Supplied data:
# # # #

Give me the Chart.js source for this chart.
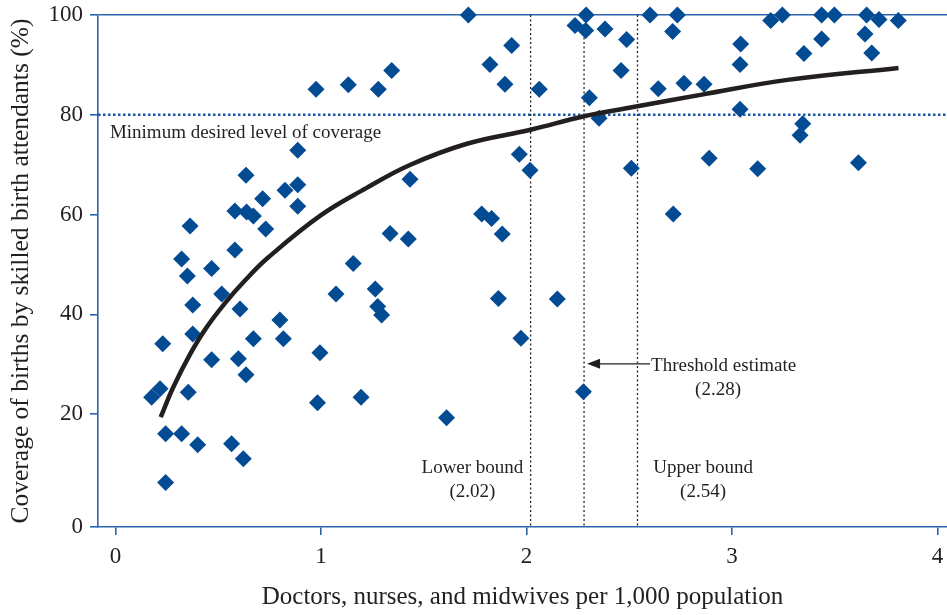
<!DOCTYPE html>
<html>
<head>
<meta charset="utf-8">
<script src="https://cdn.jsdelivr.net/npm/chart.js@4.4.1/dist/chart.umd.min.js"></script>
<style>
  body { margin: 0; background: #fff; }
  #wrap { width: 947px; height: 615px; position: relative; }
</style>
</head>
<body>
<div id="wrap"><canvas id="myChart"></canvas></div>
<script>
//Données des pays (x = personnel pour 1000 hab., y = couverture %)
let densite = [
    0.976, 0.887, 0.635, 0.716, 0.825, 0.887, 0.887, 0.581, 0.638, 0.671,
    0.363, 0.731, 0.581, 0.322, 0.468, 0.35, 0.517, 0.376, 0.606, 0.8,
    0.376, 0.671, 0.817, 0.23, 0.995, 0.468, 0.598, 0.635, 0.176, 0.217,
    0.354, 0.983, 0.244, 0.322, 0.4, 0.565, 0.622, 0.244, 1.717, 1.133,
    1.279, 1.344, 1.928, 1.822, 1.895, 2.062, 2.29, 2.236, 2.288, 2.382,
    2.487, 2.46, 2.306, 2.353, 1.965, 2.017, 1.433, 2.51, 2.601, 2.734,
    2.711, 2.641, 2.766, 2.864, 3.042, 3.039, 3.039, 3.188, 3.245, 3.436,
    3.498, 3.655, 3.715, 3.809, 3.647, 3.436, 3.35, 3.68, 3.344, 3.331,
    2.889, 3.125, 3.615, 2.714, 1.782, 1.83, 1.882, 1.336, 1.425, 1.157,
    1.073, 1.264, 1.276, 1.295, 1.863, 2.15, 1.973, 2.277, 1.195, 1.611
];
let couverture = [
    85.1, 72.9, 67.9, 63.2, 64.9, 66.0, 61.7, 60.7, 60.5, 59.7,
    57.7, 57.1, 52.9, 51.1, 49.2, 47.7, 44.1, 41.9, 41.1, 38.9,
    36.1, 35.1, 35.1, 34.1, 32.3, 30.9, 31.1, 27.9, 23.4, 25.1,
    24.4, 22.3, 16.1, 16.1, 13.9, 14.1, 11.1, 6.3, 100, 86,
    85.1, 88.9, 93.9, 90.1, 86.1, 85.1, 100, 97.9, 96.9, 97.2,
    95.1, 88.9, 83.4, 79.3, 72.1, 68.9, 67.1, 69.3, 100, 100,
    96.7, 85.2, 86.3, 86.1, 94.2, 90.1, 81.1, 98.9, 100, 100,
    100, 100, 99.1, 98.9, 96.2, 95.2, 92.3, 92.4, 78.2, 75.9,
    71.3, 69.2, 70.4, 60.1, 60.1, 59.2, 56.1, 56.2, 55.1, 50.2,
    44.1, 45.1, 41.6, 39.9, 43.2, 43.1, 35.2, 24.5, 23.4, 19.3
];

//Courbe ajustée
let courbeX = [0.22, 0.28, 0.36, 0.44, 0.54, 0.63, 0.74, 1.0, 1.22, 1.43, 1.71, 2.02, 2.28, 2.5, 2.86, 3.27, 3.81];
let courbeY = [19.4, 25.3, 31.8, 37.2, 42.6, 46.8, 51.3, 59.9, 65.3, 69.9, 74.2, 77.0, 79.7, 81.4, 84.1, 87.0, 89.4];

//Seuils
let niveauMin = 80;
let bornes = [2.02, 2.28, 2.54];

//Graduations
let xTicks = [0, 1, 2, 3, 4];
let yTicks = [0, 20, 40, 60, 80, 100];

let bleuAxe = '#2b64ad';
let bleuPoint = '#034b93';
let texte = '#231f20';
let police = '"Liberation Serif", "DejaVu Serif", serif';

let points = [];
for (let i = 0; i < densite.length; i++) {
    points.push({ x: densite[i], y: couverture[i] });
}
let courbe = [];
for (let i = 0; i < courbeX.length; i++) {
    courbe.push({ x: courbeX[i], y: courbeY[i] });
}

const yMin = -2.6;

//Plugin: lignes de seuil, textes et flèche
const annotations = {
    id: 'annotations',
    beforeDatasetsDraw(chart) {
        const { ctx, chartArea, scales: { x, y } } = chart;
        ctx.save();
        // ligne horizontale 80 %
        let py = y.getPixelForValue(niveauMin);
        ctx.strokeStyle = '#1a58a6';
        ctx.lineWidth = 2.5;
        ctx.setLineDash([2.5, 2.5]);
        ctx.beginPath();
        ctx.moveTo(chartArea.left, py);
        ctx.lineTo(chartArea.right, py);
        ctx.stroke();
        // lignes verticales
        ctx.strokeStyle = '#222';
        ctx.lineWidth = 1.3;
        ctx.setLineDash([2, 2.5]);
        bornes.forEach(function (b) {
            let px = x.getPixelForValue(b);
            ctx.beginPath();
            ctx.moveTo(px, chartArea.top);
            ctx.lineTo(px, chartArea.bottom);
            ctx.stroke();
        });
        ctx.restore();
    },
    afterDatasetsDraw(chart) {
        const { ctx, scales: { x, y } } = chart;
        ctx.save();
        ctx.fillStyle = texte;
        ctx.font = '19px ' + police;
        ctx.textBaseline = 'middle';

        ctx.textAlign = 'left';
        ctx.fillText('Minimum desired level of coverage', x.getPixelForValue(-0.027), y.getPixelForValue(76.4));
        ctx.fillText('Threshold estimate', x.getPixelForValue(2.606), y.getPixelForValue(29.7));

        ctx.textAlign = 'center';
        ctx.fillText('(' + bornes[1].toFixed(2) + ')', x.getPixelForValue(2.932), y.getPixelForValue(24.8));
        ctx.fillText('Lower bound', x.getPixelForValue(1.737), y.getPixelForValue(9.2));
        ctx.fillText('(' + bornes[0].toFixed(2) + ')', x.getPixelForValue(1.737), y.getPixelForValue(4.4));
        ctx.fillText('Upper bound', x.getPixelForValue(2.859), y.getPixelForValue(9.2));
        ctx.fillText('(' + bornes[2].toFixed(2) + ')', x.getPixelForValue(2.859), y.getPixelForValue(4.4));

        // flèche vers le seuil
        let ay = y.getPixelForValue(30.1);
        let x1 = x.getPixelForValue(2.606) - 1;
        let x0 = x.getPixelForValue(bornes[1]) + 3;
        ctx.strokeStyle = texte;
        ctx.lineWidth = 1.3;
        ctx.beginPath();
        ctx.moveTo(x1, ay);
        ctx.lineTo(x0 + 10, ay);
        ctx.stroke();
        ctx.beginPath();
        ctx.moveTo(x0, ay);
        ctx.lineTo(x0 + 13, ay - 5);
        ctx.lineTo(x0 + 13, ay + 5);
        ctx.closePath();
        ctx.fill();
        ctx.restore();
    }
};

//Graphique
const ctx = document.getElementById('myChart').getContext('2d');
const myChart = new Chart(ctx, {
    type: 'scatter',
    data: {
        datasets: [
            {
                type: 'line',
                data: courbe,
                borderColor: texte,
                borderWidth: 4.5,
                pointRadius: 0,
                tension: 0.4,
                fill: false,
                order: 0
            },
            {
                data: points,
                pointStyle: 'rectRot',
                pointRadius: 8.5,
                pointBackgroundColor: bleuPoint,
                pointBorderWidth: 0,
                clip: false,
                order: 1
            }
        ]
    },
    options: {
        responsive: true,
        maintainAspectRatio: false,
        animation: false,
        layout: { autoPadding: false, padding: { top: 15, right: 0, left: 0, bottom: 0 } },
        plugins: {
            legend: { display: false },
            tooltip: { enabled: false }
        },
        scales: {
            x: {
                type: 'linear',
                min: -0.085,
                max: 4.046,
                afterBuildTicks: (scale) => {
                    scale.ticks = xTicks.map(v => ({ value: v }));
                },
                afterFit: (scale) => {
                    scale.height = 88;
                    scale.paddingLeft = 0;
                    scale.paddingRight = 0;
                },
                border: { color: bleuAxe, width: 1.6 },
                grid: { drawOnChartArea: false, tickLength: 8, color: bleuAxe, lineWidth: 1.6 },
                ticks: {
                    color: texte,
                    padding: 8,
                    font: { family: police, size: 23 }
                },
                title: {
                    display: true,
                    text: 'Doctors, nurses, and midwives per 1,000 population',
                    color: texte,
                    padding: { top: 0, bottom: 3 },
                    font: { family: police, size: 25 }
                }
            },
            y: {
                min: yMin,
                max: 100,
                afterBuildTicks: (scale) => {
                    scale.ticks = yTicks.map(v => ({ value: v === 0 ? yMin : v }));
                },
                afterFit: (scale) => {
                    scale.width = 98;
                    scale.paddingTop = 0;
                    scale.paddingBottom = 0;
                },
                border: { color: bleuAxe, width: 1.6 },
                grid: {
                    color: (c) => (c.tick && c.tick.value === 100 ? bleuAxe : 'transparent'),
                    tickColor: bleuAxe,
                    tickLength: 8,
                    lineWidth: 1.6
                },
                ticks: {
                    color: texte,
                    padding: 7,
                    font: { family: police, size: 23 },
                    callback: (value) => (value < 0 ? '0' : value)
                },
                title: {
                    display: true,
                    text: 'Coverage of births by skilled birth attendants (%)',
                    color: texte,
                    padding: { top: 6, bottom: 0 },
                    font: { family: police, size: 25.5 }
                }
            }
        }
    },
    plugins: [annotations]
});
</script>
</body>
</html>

# # # #

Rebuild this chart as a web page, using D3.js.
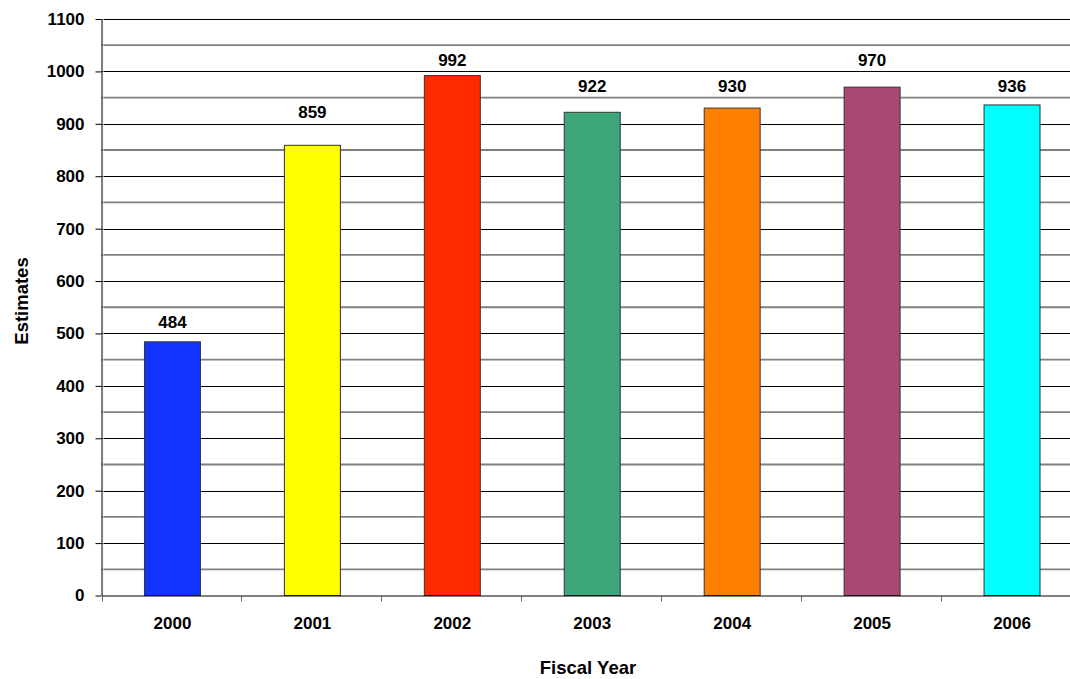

# # # #

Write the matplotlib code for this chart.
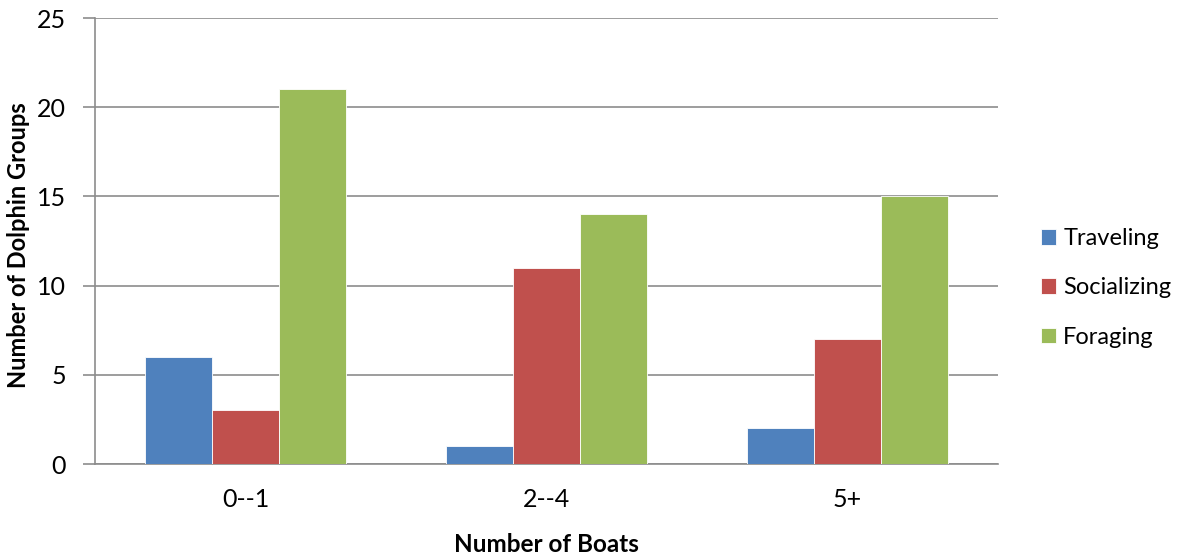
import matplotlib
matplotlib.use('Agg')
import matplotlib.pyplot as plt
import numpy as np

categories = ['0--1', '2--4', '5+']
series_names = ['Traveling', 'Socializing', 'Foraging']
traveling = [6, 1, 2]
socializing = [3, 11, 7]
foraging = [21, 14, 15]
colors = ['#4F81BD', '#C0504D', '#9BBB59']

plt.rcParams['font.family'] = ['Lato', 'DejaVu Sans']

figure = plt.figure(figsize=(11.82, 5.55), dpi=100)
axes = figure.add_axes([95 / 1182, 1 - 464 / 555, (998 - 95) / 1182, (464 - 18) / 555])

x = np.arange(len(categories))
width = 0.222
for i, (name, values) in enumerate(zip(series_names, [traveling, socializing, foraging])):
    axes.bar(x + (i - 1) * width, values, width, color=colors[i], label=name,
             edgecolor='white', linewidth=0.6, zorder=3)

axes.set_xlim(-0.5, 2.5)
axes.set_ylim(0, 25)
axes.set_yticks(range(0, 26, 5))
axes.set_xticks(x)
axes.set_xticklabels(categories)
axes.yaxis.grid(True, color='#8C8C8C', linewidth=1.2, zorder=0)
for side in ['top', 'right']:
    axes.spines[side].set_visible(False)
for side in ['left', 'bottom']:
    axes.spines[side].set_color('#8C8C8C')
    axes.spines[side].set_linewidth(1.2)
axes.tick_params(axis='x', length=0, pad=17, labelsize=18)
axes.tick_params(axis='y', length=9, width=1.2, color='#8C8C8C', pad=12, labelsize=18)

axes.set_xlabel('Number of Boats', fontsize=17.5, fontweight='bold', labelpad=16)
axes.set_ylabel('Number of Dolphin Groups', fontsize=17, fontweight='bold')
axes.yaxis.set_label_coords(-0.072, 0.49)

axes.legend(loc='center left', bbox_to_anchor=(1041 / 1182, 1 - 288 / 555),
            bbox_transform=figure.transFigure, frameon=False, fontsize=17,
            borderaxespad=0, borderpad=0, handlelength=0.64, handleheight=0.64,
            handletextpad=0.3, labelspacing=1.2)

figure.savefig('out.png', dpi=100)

# # # #

Goal: Skip all pictures. Output only the lines from the one containing "Write the matplotlib code for this chart." to the one containing "edgecolor='white', linewidth=0.6, zorder=3)", both lines included.

The completed task:
Write the matplotlib code for this chart.
import matplotlib
matplotlib.use('Agg')
import matplotlib.pyplot as plt
import numpy as np

categories = ['0--1', '2--4', '5+']
series_names = ['Traveling', 'Socializing', 'Foraging']
traveling = [6, 1, 2]
socializing = [3, 11, 7]
foraging = [21, 14, 15]
colors = ['#4F81BD', '#C0504D', '#9BBB59']

plt.rcParams['font.family'] = ['Lato', 'DejaVu Sans']

figure = plt.figure(figsize=(11.82, 5.55), dpi=100)
axes = figure.add_axes([95 / 1182, 1 - 464 / 555, (998 - 95) / 1182, (464 - 18) / 555])

x = np.arange(len(categories))
width = 0.222
for i, (name, values) in enumerate(zip(series_names, [traveling, socializing, foraging])):
    axes.bar(x + (i - 1) * width, values, width, color=colors[i], label=name,
             edgecolor='white', linewidth=0.6, zorder=3)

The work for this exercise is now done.